Such, Mr. Adventurer, is the life to which I am condemned by a foolish endeavour to be happy by imitation; such is the happiness to which I pleased myself with approaching, and which I considered as the chief end of my cares and my labours. I toiled year after year with cheerfulness, in expectation of the happy hour in which I might be idle: the privilege of idleness is attained, but has not brought with it the blessing of tranquillity.
I am yours, &c.
MERCATOR.
[1] Johnson was too apt to destroy the keeping
of character in his
correspondences. A retired
trader might desire a little more
slumber, “a little folding
of the hands to sleep;” but the lofty
malignity of a fallen spirit
sickening at the beams of day, would
not be among the feelings
of an ordinary mind. Some good remarks on
this point may be seen in
Miss Talbot’s Letters to Mrs. Carter.
No. 107. TUESDAY, NOVEMBER 13, 1753.
—Sub judice lis est. HOR. De Ar. Poet. 78.
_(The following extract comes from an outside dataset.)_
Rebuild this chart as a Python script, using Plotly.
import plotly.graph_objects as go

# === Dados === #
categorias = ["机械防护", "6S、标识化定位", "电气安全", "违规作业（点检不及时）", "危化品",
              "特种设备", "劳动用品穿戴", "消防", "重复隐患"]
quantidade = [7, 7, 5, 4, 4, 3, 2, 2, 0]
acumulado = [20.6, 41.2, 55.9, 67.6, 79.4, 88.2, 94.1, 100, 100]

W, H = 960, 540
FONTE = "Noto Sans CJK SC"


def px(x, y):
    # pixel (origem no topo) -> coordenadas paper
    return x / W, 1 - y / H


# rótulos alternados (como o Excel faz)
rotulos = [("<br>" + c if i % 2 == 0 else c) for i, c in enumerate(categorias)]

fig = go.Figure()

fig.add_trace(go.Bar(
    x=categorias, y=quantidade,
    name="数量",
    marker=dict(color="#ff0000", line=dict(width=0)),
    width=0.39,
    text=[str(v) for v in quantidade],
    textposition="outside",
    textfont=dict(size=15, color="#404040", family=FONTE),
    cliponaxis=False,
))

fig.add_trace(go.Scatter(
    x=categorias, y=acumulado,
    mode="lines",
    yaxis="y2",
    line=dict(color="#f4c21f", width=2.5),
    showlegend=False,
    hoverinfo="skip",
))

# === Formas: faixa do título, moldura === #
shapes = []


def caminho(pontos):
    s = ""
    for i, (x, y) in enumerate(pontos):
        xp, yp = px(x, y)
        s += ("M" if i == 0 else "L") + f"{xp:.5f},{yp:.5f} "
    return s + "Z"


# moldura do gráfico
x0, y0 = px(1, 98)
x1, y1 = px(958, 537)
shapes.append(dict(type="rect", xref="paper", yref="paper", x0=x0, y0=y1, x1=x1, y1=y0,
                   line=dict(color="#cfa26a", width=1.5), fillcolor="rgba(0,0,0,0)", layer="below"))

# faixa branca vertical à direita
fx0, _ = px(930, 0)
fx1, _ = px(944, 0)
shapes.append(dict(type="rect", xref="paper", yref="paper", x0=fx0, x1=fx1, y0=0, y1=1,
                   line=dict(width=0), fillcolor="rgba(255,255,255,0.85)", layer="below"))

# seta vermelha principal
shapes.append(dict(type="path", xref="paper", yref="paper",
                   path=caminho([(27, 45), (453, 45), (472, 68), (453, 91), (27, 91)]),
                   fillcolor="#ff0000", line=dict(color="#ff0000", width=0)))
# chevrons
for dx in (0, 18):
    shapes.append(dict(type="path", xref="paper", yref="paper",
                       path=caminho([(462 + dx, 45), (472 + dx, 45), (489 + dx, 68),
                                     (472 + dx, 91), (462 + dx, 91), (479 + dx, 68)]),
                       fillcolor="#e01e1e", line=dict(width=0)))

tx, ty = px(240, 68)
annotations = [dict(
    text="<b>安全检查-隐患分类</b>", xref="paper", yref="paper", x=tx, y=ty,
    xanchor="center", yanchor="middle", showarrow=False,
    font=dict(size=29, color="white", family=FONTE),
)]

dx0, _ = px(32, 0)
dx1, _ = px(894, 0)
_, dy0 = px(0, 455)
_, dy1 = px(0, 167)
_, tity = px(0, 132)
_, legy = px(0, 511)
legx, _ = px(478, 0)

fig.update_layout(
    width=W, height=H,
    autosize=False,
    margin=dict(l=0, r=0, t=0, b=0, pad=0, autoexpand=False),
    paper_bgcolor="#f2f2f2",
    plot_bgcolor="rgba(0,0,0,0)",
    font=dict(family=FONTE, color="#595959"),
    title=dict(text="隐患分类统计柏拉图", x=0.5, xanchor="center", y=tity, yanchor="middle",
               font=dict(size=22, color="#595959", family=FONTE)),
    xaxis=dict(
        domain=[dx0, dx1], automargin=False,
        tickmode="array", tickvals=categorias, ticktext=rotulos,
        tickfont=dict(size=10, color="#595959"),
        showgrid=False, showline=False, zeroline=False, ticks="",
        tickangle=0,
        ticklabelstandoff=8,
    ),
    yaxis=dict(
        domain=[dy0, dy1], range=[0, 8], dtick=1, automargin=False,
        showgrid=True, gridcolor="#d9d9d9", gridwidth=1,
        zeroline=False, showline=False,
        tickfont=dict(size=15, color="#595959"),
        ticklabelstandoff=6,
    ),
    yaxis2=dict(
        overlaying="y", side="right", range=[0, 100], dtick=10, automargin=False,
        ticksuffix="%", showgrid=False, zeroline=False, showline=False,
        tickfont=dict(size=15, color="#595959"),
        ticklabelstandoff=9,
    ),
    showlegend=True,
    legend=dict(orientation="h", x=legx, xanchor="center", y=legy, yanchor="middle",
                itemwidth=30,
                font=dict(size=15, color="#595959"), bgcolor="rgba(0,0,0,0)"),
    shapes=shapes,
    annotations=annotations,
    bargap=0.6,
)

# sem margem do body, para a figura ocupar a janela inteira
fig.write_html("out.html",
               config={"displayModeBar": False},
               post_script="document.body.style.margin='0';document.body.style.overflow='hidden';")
And of their vain disputings find no end. FRANCIS.
It has been sometimes asked by those who find the appearance of wisdom more easily attained by questions than solutions, how it comes to pass, that the world is divided by such difference of opinion? and why men, equally reasonable, and equally lovers of truth, do not always think in the same manner?
With regard to simple propositions, where the terms are understood, and the whole subject is comprehended at once, there is such an uniformity of sentiment among all human beings, that, for many ages, a very numerous set of notions were supposed to be innate, or necessarily co-existent with the faculty of reason: it being imagined, that universal agreement could proceed only from the invariable dictates of the universal parent.
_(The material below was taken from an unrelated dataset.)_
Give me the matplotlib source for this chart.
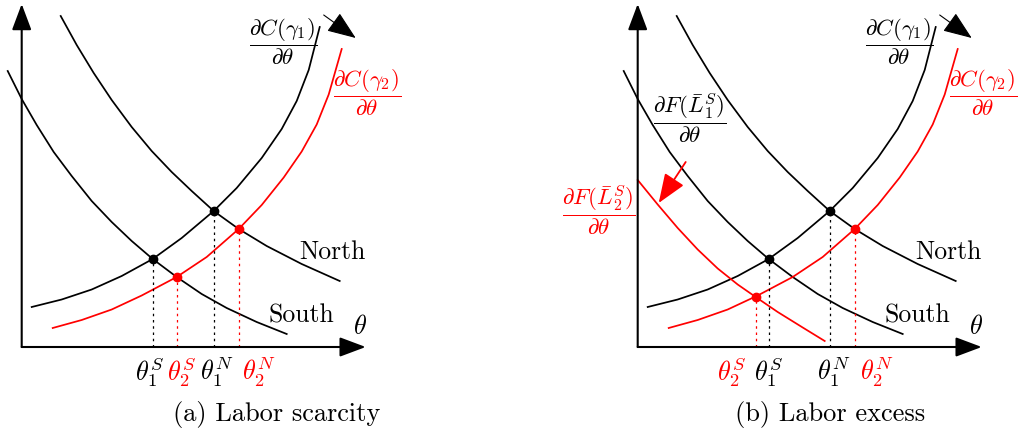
import matplotlib
matplotlib.use('Agg')
import matplotlib.pyplot as plt

plt.rcParams['mathtext.fontset'] = 'cm'

# curves in (theta, value) units, origin at the corner of the axes
north_x = [39, 55, 72, 90, 110, 130, 150, 170, 192, 217, 245, 280, 318]
north_y = [331, 302, 274, 247, 220, 196, 175, 156, 136, 118, 101, 83, 66]
south_x = [-14, 0, 15, 32, 50, 70, 90, 110, 131, 155, 180, 205, 235, 265]
south_y = [276, 248, 222, 195, 171, 146, 125, 106, 88, 70, 53, 39, 25, 13]
cost1_x = [10, 40, 70, 100, 131, 160, 192, 215, 240, 260, 275, 287, 298]
cost1_y = [40, 47.5, 57.5, 71, 88, 109, 136, 159, 189, 218, 246, 277, 320]
cost2_x = [31, 60, 90, 120, 155, 185, 217, 240, 262, 280, 295, 307, 320]
cost2_y = [19, 27, 37.5, 51.5, 70, 90, 118, 142, 169.5, 195.5, 222.5, 252.5, 298]
south2_x = [0, 20, 40, 60, 80, 100, 118, 140, 165, 187]   # dF(L2)/dtheta, panel b
south2_y = [167, 142.5, 119, 97.5, 78.5, 62.5, 50, 35, 19.5, 6]

# equilibria
eq1_x = [131, 192]
eq1_y = [88, 136]
eq2a_x = [155, 217]
eq2a_y = [70, 118]
eq2b_x = [118, 217]
eq2b_y = [50, 118]

ticks_a = [r'$\theta_1^S$', r'$\theta_2^S$', r'$\theta_1^N$', r'$\theta_2^N$']
ticks_a_x = [128, 160, 195, 237]
ticks_a_c = ['black', 'red', 'black', 'red']
ticks_b = [r'$\theta_2^S$', r'$\theta_1^S$', r'$\theta_1^N$', r'$\theta_2^N$']
ticks_b_x = [94, 131, 196, 239]
ticks_b_c = ['red', 'black', 'black', 'red']

W, H = 1019, 434
fig = plt.figure(figsize=(W / 100, H / 100), dpi=100)

LW = 1.25
serif = 'cmr10'
FS_FRAC = 16.5


def arrow(ax, start, end, color='black', lw=1.5, hl=0.8, hw=0.3):
    ax.annotate('', xy=end, xytext=start,
                arrowprops=dict(arrowstyle='-|>,head_length=%g,head_width=%g' % (hl, hw),
                                color=color, lw=lw, shrinkA=0, shrinkB=0,
                                mutation_scale=20))


def common(ax):
    arrow(ax, (0, 0), (0, 343))
    arrow(ax, (0, 0), (344, 0))
    ax.plot(north_x, north_y, color='black', lw=LW)
    ax.plot(south_x, south_y, color='black', lw=LW)
    ax.plot(cost1_x, cost1_y, color='black', lw=LW)
    ax.plot(cost2_x, cost2_y, color='red', lw=LW)
    arrow(ax, (302, 332), (334, 309), lw=0.8, hl=0.9, hw=0.35)
    ax.text(311, 95, 'North', fontsize=18.5, family=serif, ha='center', va='center')
    ax.text(280, 31, 'South', fontsize=18.5, family=serif, ha='center', va='center')
    ax.text(338, 20, r'$\theta$', fontsize=19, ha='center', va='center')
    ax.text(261, 305, r'$\dfrac{\partial C(\gamma_1)}{\partial\theta}$',
            fontsize=FS_FRAC, ha='center', va='center')
    ax.text(345, 254, r'$\dfrac{\partial C(\gamma_2)}{\partial\theta}$',
            fontsize=FS_FRAC, ha='center', va='center', color='red')


def equilibria(ax, xs, ys, color):
    for x, y in zip(xs, ys):
        ax.plot([x, x], [0, y], color=color, lw=0.9, ls=(0, (2, 3)))
    ax.plot(xs, ys, 'o', color=color, ms=6, zorder=5)


def ticks(ax, labels, xs, colors):
    for lab, x, c in zip(labels, xs, colors):
        ax.text(x, -25, lab, fontsize=19, color=c, ha='center', va='center')


# panel (a): origin at pixel (21.7, 347)
ax1 = fig.add_axes([0, 0, 509 / W, 1])
ax1.set_xlim(-21.7, 509 - 21.7)
ax1.set_ylim(-87, 347)
ax1.axis('off')
common(ax1)
equilibria(ax1, eq1_x, eq1_y, 'black')
equilibria(ax1, eq2a_x, eq2a_y, 'red')
ticks(ax1, ticks_a, ticks_a_x, ticks_a_c)
ax1.text(255, -68, '(a) Labor scarcity', fontsize=19, family=serif,
         ha='center', va='center')

# panel (b): origin at pixel (637.7, 347)
ax2 = fig.add_axes([509 / W, 0, 510 / W, 1])
ax2.set_xlim(509 - 637.7, W - 637.7)
ax2.set_ylim(-87, 347)
ax2.axis('off')
common(ax2)
ax2.plot(south2_x, south2_y, color='red', lw=LW)
equilibria(ax2, eq1_x, eq1_y, 'black')
equilibria(ax2, eq2b_x, eq2b_y, 'red')
ticks(ax2, ticks_b, ticks_b_x, ticks_b_c)
ax2.text(52, 229, r'$\dfrac{\partial F(\bar{L}_1^S)}{\partial\theta}$',
         fontsize=FS_FRAC, ha='center', va='center')
ax2.text(-39, 137, r'$\dfrac{\partial F(\bar{L}_2^S)}{\partial\theta}$',
         fontsize=FS_FRAC, ha='center', va='center', color='red')
arrow(ax2, (48, 185), (21, 144), color='red', lw=1.3, hl=0.9, hw=0.35)
ax2.text(192, -68, '(b) Labor excess', fontsize=19, family=serif,
         ha='center', va='center')

fig.savefig('out.png', dpi=100)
In questions diffuse and compounded, this similarity of determination is no longer to be expected. At our first sally into the intellectual world, we all march together along one straight and open road; but as we proceed further, and wider prospects open to our view, every eye fixes upon a different scene; we divide into various paths, and, as we move forward, are still at a greater distance from each other. As a question becomes more complicated and involved, and extends to a greater number of relations, disagreement of opinion will always be multiplied; not because we are irrational, but because we are finite beings, furnished with different kinds of knowledge, exerting different degrees of attention, one discovering consequences which escape another, none taking in the whole concatenation of causes and effects, and most comprehending but a very small part, each comparing what he observes with a different criterion, and each referring it to a different purpose.
Where, then, is the wonder, that they who see only a small part should judge erroneously of the whole? or that they, who see different and dissimilar parts, should judge differently from each other?